* [Data block]
# # # # # # #
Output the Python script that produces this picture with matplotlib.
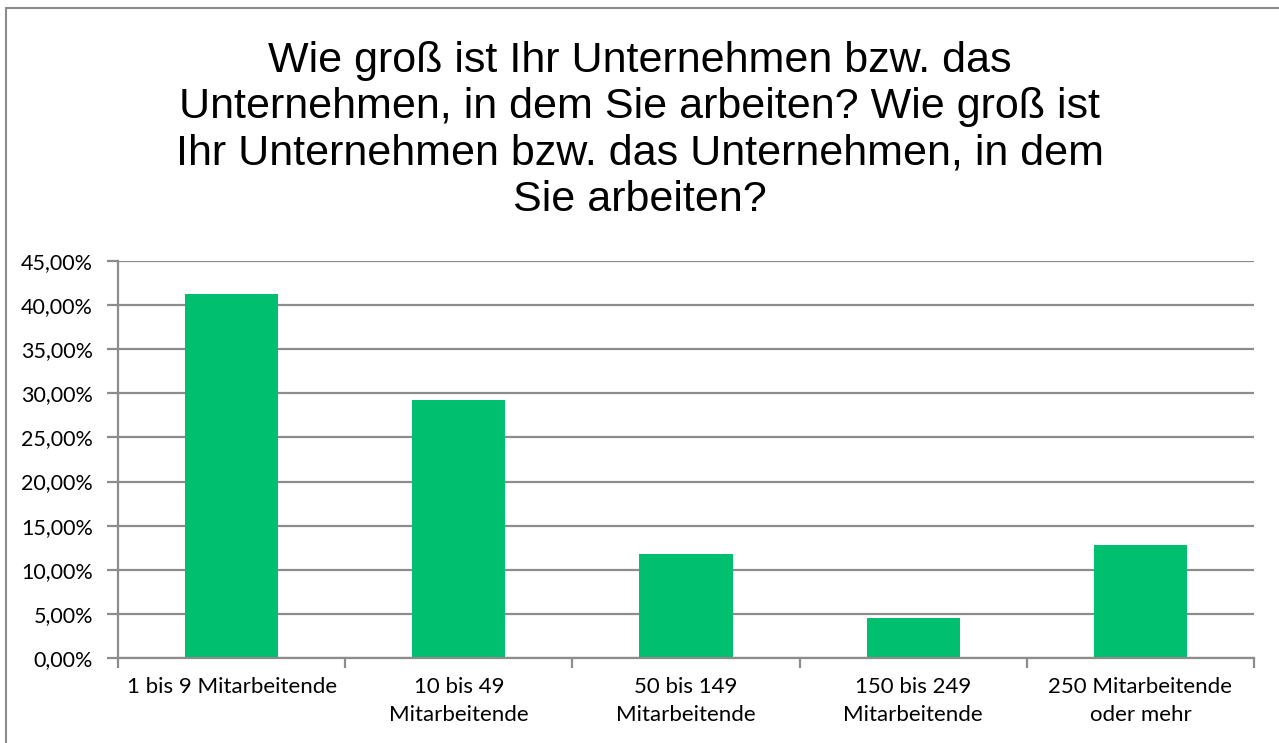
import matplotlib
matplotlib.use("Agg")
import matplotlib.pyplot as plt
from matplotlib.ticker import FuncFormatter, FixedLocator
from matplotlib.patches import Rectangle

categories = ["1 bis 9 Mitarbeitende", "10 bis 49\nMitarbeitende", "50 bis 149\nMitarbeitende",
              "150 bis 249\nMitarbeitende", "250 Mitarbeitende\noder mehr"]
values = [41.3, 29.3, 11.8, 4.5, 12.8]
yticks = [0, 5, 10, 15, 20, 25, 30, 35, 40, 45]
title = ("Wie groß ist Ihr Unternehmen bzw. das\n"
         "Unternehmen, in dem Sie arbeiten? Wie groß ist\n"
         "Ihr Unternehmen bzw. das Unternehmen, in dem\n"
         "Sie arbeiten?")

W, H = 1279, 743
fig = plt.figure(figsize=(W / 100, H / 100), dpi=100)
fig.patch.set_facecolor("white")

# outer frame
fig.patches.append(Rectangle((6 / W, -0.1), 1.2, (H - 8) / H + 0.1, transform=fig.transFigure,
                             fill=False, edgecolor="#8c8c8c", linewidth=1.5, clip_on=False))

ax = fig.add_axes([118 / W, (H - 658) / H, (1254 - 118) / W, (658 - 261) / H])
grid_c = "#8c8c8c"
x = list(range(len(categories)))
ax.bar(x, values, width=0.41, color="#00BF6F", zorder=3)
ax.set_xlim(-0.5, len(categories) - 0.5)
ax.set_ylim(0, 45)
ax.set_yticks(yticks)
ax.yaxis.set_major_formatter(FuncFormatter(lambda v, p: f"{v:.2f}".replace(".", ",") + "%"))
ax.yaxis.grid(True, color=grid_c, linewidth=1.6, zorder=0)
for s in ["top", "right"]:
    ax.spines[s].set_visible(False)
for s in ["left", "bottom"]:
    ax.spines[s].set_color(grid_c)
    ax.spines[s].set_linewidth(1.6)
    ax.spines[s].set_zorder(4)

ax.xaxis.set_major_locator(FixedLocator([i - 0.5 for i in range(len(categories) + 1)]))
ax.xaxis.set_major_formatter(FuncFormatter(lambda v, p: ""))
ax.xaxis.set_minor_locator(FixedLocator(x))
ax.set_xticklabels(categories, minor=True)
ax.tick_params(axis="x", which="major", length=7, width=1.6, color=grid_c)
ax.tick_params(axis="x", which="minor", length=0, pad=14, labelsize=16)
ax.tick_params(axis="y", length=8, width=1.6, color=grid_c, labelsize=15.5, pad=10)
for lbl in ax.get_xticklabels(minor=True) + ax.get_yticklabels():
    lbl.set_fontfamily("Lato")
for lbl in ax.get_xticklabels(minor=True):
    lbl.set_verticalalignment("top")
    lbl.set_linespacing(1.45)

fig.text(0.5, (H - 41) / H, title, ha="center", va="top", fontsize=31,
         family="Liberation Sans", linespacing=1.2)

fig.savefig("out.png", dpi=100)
# # # # # # #
Restate only the lines running from the start of the material above through the line containing "ax.spines[s].set_zorder(4)", ends included. No pictures.

* [Output below]
Output the Python script that produces this picture with matplotlib.
import matplotlib
matplotlib.use("Agg")
import matplotlib.pyplot as plt
from matplotlib.ticker import FuncFormatter, FixedLocator
from matplotlib.patches import Rectangle

categories = ["1 bis 9 Mitarbeitende", "10 bis 49\nMitarbeitende", "50 bis 149\nMitarbeitende",
              "150 bis 249\nMitarbeitende", "250 Mitarbeitende\noder mehr"]
values = [41.3, 29.3, 11.8, 4.5, 12.8]
yticks = [0, 5, 10, 15, 20, 25, 30, 35, 40, 45]
title = ("Wie groß ist Ihr Unternehmen bzw. das\n"
         "Unternehmen, in dem Sie arbeiten? Wie groß ist\n"
         "Ihr Unternehmen bzw. das Unternehmen, in dem\n"
         "Sie arbeiten?")

W, H = 1279, 743
fig = plt.figure(figsize=(W / 100, H / 100), dpi=100)
fig.patch.set_facecolor("white")

# outer frame
fig.patches.append(Rectangle((6 / W, -0.1), 1.2, (H - 8) / H + 0.1, transform=fig.transFigure,
                             fill=False, edgecolor="#8c8c8c", linewidth=1.5, clip_on=False))

ax = fig.add_axes([118 / W, (H - 658) / H, (1254 - 118) / W, (658 - 261) / H])
grid_c = "#8c8c8c"
x = list(range(len(categories)))
ax.bar(x, values, width=0.41, color="#00BF6F", zorder=3)
ax.set_xlim(-0.5, len(categories) - 0.5)
ax.set_ylim(0, 45)
ax.set_yticks(yticks)
ax.yaxis.set_major_formatter(FuncFormatter(lambda v, p: f"{v:.2f}".replace(".", ",") + "%"))
ax.yaxis.grid(True, color=grid_c, linewidth=1.6, zorder=0)
for s in ["top", "right"]:
    ax.spines[s].set_visible(False)
for s in ["left", "bottom"]:
    ax.spines[s].set_color(grid_c)
    ax.spines[s].set_linewidth(1.6)
    ax.spines[s].set_zorder(4)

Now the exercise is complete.